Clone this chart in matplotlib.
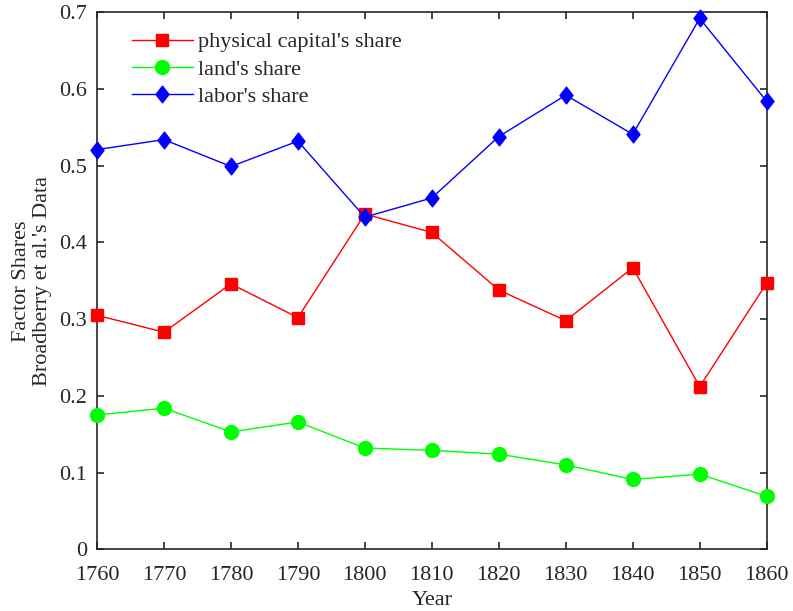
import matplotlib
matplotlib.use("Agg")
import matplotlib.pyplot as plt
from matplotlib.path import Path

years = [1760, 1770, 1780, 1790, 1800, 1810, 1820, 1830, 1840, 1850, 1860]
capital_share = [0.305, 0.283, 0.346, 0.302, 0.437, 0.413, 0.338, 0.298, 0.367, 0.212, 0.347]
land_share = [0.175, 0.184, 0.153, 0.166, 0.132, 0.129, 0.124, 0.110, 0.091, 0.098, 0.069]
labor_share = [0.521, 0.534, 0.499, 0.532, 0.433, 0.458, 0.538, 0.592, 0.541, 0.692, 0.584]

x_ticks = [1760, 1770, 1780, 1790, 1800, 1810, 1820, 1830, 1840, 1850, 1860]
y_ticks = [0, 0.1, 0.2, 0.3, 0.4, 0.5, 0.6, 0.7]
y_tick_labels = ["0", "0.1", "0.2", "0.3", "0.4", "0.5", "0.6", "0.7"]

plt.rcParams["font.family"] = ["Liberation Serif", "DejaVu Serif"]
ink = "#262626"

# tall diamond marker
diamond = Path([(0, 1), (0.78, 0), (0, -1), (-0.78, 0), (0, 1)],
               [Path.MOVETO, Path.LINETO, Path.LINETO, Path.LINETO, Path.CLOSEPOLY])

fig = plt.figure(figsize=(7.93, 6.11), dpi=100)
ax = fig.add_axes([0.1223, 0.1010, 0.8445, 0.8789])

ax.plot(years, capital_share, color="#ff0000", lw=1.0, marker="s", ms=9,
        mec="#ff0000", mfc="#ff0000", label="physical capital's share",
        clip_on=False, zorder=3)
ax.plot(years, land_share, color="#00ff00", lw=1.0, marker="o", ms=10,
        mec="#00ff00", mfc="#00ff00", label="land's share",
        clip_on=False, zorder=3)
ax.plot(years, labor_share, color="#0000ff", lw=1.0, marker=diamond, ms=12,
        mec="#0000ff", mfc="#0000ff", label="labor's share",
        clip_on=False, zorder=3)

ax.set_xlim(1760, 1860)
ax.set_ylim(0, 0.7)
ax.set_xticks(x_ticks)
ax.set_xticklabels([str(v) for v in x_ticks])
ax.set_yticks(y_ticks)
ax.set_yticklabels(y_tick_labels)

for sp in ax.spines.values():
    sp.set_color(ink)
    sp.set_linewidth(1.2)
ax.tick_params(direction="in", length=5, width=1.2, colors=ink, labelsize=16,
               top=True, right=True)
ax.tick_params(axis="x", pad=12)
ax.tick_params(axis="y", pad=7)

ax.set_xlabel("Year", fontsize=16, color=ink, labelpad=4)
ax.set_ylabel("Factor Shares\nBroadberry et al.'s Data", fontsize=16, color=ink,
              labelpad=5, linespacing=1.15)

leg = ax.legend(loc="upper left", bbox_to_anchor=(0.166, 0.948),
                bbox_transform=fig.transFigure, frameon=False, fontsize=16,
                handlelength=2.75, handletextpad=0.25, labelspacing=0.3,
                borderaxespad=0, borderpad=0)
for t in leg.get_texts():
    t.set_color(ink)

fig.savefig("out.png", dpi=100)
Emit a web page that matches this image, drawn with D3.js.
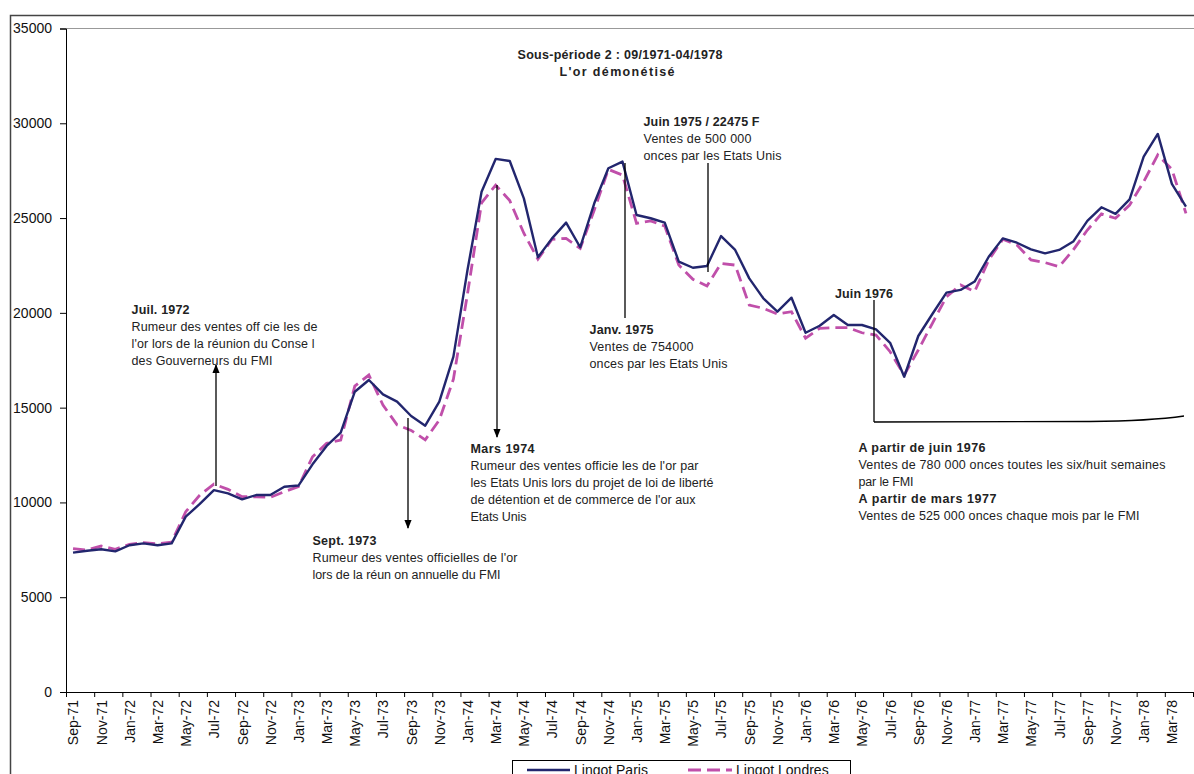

--

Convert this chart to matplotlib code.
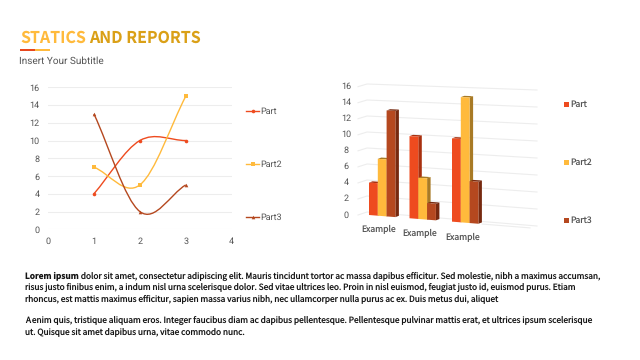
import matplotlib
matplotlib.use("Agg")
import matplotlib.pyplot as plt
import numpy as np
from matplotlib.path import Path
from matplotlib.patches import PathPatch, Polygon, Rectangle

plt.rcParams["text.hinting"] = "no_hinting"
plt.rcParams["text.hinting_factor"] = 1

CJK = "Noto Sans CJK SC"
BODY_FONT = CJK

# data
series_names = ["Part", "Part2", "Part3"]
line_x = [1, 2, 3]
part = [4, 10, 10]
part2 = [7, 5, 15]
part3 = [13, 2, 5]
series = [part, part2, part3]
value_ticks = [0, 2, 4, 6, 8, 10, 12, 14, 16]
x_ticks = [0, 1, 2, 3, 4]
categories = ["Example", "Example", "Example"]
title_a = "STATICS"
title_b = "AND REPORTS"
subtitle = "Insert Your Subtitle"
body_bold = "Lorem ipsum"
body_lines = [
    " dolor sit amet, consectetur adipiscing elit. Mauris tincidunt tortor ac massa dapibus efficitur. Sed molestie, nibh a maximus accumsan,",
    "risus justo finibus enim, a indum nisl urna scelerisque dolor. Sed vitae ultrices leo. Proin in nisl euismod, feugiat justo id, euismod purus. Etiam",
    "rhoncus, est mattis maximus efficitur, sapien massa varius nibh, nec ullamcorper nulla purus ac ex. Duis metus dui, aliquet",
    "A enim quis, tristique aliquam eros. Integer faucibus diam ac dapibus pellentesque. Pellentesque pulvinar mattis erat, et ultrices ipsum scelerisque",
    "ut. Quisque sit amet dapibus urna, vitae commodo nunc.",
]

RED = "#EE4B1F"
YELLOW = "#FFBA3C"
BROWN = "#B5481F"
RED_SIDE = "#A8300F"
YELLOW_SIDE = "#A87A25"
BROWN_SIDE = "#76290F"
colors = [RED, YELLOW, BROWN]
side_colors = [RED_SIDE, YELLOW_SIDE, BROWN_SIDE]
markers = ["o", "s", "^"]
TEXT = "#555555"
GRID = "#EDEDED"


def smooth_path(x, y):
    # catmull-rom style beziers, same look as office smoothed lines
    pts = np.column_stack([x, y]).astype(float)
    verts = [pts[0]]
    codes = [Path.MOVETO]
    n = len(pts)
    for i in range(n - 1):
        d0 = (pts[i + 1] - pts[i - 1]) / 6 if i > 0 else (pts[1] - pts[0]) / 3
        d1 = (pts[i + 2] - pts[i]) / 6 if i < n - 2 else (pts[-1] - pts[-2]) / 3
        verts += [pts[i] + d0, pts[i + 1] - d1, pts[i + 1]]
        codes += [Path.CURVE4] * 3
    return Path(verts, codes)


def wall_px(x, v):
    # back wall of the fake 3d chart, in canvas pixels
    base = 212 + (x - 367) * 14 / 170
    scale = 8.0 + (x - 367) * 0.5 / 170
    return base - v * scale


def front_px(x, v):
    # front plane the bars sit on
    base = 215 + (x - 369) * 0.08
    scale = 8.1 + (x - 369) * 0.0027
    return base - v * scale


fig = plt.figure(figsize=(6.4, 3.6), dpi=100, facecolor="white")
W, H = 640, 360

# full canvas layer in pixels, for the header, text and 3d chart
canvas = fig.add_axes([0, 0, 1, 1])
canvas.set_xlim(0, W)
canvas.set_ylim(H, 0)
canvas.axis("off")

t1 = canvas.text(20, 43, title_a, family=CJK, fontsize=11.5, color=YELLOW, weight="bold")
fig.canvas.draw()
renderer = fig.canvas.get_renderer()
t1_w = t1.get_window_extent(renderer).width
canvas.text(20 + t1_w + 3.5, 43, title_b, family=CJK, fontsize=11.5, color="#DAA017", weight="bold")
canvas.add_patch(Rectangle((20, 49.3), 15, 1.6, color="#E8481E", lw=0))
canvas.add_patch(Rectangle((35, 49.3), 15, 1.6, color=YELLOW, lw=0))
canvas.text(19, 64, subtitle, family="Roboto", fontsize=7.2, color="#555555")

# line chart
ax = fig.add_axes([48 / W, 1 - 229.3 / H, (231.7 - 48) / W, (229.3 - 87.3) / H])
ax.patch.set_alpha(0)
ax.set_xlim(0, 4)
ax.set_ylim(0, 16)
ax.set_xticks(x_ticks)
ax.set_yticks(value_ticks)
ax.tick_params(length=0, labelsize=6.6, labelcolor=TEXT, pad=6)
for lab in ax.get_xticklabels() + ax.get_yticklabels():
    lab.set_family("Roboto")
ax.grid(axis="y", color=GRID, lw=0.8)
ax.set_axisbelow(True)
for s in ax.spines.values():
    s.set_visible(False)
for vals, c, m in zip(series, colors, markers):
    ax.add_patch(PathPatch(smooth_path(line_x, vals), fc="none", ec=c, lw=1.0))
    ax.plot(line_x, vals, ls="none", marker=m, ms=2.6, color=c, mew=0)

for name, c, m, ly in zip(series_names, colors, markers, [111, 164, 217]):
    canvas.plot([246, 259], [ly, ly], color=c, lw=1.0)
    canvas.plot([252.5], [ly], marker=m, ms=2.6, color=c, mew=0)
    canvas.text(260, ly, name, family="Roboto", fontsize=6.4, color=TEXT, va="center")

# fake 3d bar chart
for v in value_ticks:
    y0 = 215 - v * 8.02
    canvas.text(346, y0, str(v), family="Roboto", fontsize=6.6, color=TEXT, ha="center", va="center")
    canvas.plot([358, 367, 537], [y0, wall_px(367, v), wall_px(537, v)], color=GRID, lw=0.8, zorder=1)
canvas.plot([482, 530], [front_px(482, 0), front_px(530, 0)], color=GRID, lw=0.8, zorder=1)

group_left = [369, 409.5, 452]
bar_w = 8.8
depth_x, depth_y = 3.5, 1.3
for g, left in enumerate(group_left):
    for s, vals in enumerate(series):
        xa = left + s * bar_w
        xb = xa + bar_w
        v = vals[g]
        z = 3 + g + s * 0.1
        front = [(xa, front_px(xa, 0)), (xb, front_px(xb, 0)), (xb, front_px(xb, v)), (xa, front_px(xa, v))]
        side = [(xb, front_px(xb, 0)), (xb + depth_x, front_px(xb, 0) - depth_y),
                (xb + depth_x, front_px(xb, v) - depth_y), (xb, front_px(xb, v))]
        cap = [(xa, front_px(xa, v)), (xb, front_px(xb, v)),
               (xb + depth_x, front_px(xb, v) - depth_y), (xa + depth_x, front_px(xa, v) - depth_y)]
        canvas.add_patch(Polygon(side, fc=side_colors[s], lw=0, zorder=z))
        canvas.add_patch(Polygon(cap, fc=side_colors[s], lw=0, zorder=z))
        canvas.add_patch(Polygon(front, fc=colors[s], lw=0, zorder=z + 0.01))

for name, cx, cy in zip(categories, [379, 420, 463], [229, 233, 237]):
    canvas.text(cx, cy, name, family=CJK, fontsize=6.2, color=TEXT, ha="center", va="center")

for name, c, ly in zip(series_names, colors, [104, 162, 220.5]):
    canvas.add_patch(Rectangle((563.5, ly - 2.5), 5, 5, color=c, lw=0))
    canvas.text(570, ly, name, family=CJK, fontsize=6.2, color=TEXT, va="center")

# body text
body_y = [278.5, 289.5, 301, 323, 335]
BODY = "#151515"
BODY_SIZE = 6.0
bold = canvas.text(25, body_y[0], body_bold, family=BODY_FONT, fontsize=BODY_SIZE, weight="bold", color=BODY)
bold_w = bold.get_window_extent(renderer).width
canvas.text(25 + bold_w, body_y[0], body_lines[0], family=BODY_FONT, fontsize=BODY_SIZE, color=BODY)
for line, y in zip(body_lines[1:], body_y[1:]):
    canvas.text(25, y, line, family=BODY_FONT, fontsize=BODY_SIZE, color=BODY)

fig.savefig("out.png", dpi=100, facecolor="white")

--

-- Set task --
Can you give again only the lines between the one containing "Clone this chart in matplotlib." and the one containing "ax = fig.add_axes([0.1223, 0.1010, 0.8445, 0.8789])", counting both, exactly as they appear and without any pictures?

-- Complete answer --
Clone this chart in matplotlib.
import matplotlib
matplotlib.use("Agg")
import matplotlib.pyplot as plt
from matplotlib.path import Path

years = [1760, 1770, 1780, 1790, 1800, 1810, 1820, 1830, 1840, 1850, 1860]
capital_share = [0.305, 0.283, 0.346, 0.302, 0.437, 0.413, 0.338, 0.298, 0.367, 0.212, 0.347]
land_share = [0.175, 0.184, 0.153, 0.166, 0.132, 0.129, 0.124, 0.110, 0.091, 0.098, 0.069]
labor_share = [0.521, 0.534, 0.499, 0.532, 0.433, 0.458, 0.538, 0.592, 0.541, 0.692, 0.584]

x_ticks = [1760, 1770, 1780, 1790, 1800, 1810, 1820, 1830, 1840, 1850, 1860]
y_ticks = [0, 0.1, 0.2, 0.3, 0.4, 0.5, 0.6, 0.7]
y_tick_labels = ["0", "0.1", "0.2", "0.3", "0.4", "0.5", "0.6", "0.7"]

plt.rcParams["font.family"] = ["Liberation Serif", "DejaVu Serif"]
ink = "#262626"

# tall diamond marker
diamond = Path([(0, 1), (0.78, 0), (0, -1), (-0.78, 0), (0, 1)],
               [Path.MOVETO, Path.LINETO, Path.LINETO, Path.LINETO, Path.CLOSEPOLY])

fig = plt.figure(figsize=(7.93, 6.11), dpi=100)
ax = fig.add_axes([0.1223, 0.1010, 0.8445, 0.8789])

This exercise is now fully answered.